Lofotens
Feu de renard
Des vagues vertes ondulantes dans le ciel, une pluie de lucioles dans la haute atmosphère, un spectacle polaire où le féerique dépasse l’imagination, il s’agit bien des aurores polaires. Ces aurores dîtes boréales dans l’hémisphère nord sont la conséquence des puissants vents solaires qui propagent à une vitesse vertigineuse dans l’ensemble de notre système stellaire des particules électrisées à haute énergie. Lorsque ces particules chargées parviennent à proximité de planètes possédant un champ magnétique, elles déforment ce champ. Elles excitent et ionisent les atomes de la très haute atmosphère déclenchant ainsi de puissantes perturbations à haute altitude. Les atomes de la ionosphère sont chamboulés et lorsque ces éléments retournent vers un point d’équilibre, ils libèrent un peu d’énergie sous la forme de photons qui sont les particules élémentaires de la lumière visible, créant ainsi ce jeu éclatant de lumière que l’on peut percevoir à l’œil nu depuis le plancher des vaches.
Comment ne pas comprendre, le questionnement métaphysique des ethnies vivant depuis des siècles dans les hautes latitudes. La science a depuis plus de cent ans su amener une explication cartésienne quant à la présence de ces aurores polaires. Mais, de tout temps, la vue de ces paysages nocturnes lumineux en mouvements, ont été la source d’une quête de sens pour les terriens. Les inuits du Groenland pensaient que ces aurores étaient les manifestations de leurs ancêtres jouant à la balle avec des têtes de Morses.

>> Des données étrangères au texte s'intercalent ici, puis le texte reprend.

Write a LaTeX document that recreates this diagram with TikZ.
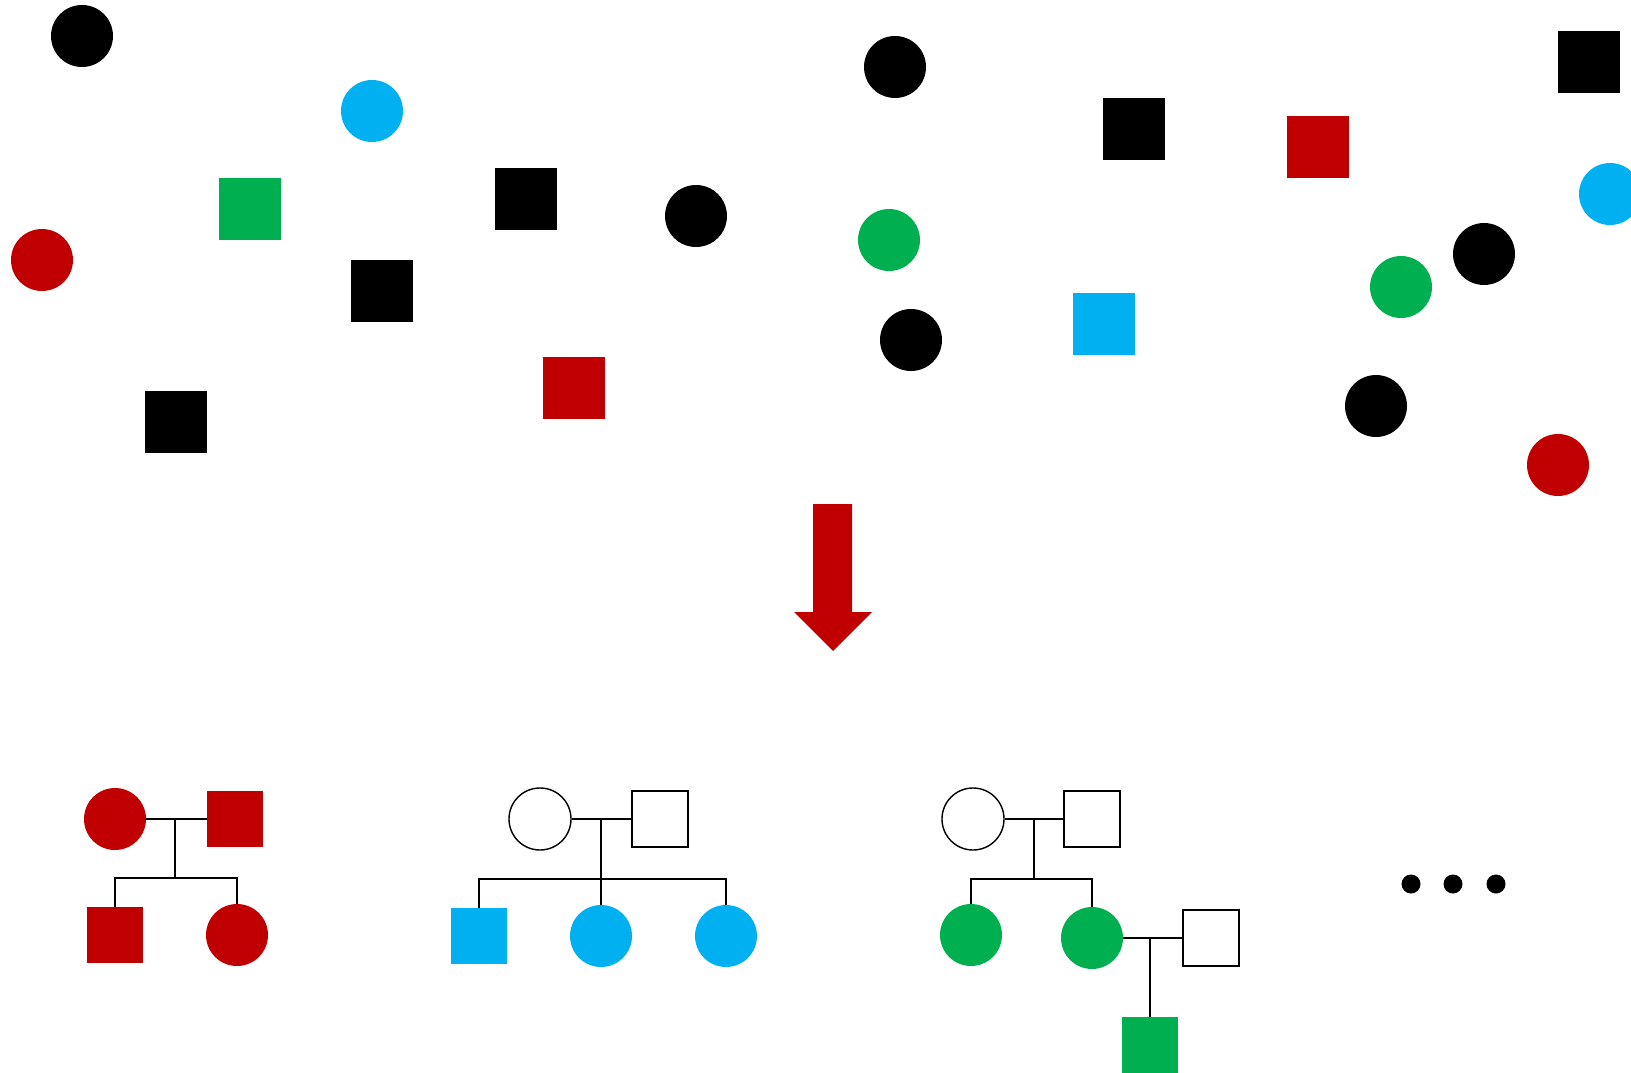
\documentclass[tikz,border=0pt]{standalone}
\usepackage{tikz}
\definecolor{pedred}{HTML}{C00000}
\definecolor{pedblue}{HTML}{00B0F0}
\definecolor{pedgreen}{HTML}{00B050}

\begin{document}
\begin{tikzpicture}[x=1pt, y=-1pt,
  fem/.style={circle, inner sep=0pt, minimum size=62pt},
  mal/.style={rectangle, inner sep=0pt, minimum size=56pt},
  bigmal/.style={rectangle, inner sep=0pt, minimum size=62pt},
  open/.style={draw=black, line width=1.4pt, fill=white},
  kin/.style={line width=1.6pt, black}]
  \useasboundingbox (0,0) rectangle (1631,1073);
  \foreach \x/\y/\c [count=\i] in {82/36/black, 372/111/pedblue, 42/260/pedred, 696/216/black,
      895/67/black, 889/240/pedgreen, 911/340/black, 1610/194/pedblue, 1484/254/black,
      1401/287/pedgreen, 1376/406/black, 1558/465/pedred}
    \node[fem, fill=\c] (pc\i) at (\x,\y) {};
  \foreach \x/\y/\c [count=\i] in {250/209/pedgreen, 526/199/black, 382/291/black, 176/422/black,
      574/388/pedred, 1134/129/black, 1104/324/pedblue, 1318/147/pedred, 1589/62/black}
    \node[bigmal, fill=\c] (ps\i) at (\x,\y) {};
  \fill[pedred] (813,504) -- (852,504) -- (852,612) -- (872,612) -- (833,651)
    -- (794,612) -- (813,612) -- cycle;
  \node[fem, fill=pedred] (mo1) at (115,819) {};
  \node[mal, fill=pedred] (fa1) at (235,819) {};
  \node[mal, fill=pedred] (so1) at (115,935) {};
  \node[fem, fill=pedred] (da1) at (237,935) {};
  \coordinate (mj1) at (175,819);
  \coordinate (sb1) at (175,878);
  \draw[kin] (mo1) -- (fa1);
  \draw[kin] (mj1) -- (sb1);
  \draw[kin] (so1.north) |- (sb1) -| (da1.north);
  \node[fem, open] (mo2) at (540,819) {};
  \node[mal, open] (fa2) at (660,819) {};
  \node[mal, fill=pedblue] (so2) at (479,936) {};
  \node[fem, fill=pedblue] (da2) at (601,936) {};
  \node[fem, fill=pedblue] (db2) at (726,936) {};
  \coordinate (mj2) at (601,819);
  \coordinate (sb2) at (601,879);
  \draw[kin] (mo2) -- (fa2);
  \draw[kin] (mj2) -- (sb2) -- (da2.north);
  \draw[kin] (so2.north) |- (sb2) -| (db2.north);
  \node[fem, open] (mo3) at (973,819) {};
  \node[mal, open] (fa3) at (1092,819) {};
  \node[fem, fill=pedgreen] (da3) at (971,935) {};
  \node[fem, fill=pedgreen] (db3) at (1092,938) {};
  \node[mal, open] (sp3) at (1211,938) {};
  \node[mal, fill=pedgreen] (gs3) at (1150,1045) {};
  \coordinate (mj3) at (1034,819);
  \coordinate (sb3) at (1034,879);
  \coordinate (mk3) at (1150,938);
  \draw[kin] (mo3) -- (fa3);
  \draw[kin] (mj3) -- (sb3);
  \draw[kin] (da3.north) |- (sb3) -| (db3.north);
  \draw[kin] (db3) -- (sp3);
  \draw[kin] (mk3) -- (gs3.north);
  \foreach \x [count=\i] in {1411,1453,1496}
    \node[circle, fill=black, inner sep=0pt, minimum size=19pt] (dot\i) at (\x,884) {};
\end{tikzpicture}
\end{document}
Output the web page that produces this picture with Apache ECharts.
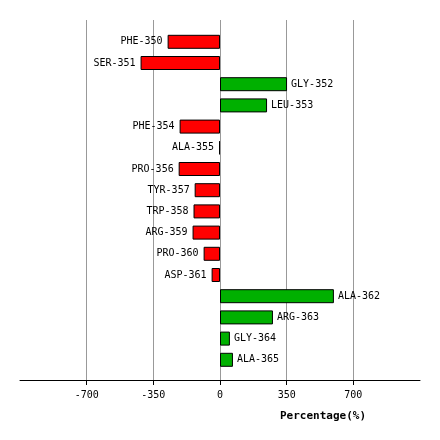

Quant aux Samis, ces populations vivant dans le nord de la Scandinavie, ils pensaient par exemple que les aurores étaient de la poussière de neige dispersée dans le ciel par les queues touffues des renards polaires. Le terme finnois les désignant est revontulet qui signifie feux de renard. Il est intéressant de savoir que le renard polaire est la seule espèce de mammifère natif d’Islande. Il y est arrivé à la fin de la dernière glaciation en marchant sur la glace gelée de l’Atlantique nord. Cette espèce est bien présente dans toutes les régions de l’Arctique à l’exception de la Scandinavie où longtemps chassé pour sa fourrure, il est en danger d’extinction. Selon l’Union internationale pour la conservation de la nature, il ne restait en 2014 que 50 individus en Norvège, c’est à dire un nombre trop faible pour maintenir la viabilité de l’espèce à long terme. Cependant à l’image du projet » Arctic fox project » dirigé par un laboratoire de l’Université de Stockholm des initiatives tentent d’endiguer l’étiolement de l’espèce en Scandinavie. Il serait à priori toujours possible de l’observer dans les Lofotens.
Nous revenons juste de cet archipel où les lumières aurorales consécutives des poussières de neige soulevées par le passage fantasmagorique des renards dans la poudreuse, donnent un côté absolument magique à un territoire déjà sublimé par de magnifiques montagnes granitiques plongeant dans un océan à l’eau translucide. Ces sommets et ces pentes recouverts en hiver de cet or blanc que nous apprécions tant, sont un terrain de jeu parfait pour se balader, glisser, faire le vide et revenir à l’essentiel. Qu’on le veuille où non, ici, dans les Lofoten tout le monde sent frétiller sa petite corde sensible, les émotions ressurgissent, on apprécie l’instant présent, et on se sent juste chanceux et heureux d’être là.
Skier aux Lofoten, c’est skier face à une mer où le ballet des nuages poussé par les dépressions océaniques jettent une lumière douce et chatoyante ondulant tranquillement vers le sud autour des nombreux bateaux à la recherche de cabillauds. Ces embarcations naviguent aux larges des mignons petits ports de pêches répartis sur les centaines d’îles et presqu’îles de cette anomalie géographique. En effet, nul part ailleurs, mer et montagne se marient aussi bien pour offrir contemplation et émerveillement au skieur de passage.
Début Mars, les températures inférieures au point de liquéfaction gardent une neige froide toutes orientations confondues. Chahutée par le vent, elle est tantôt compacte et plaquée à proximité des crêtes, tantôt légère et plus profonde entre les petits arbres à l’approche des rivages. Les sommets ne dépassent pas les 1300 m et l’absence d’altitude facilite les efforts. Les vitesses d’ascension y sont donc étonnantes, et c’est tant mieux, car elles permettent de se rapprocher plus rapidement des ces immenses tours givrées où une croûte épaisse de neige donne aux sommets l’aspect de petits châteaux tout de blanc vêtus surveillant ce royaume sortant d’un conte de fée.
Vous l’aurez compris, à l’image des renards nordiques, faire voler la poudreuse des Lofotens en dessinant des courbes dans cette neige venue du nord au pays des aurores polaires est un luxe pour le corps et l’esprit.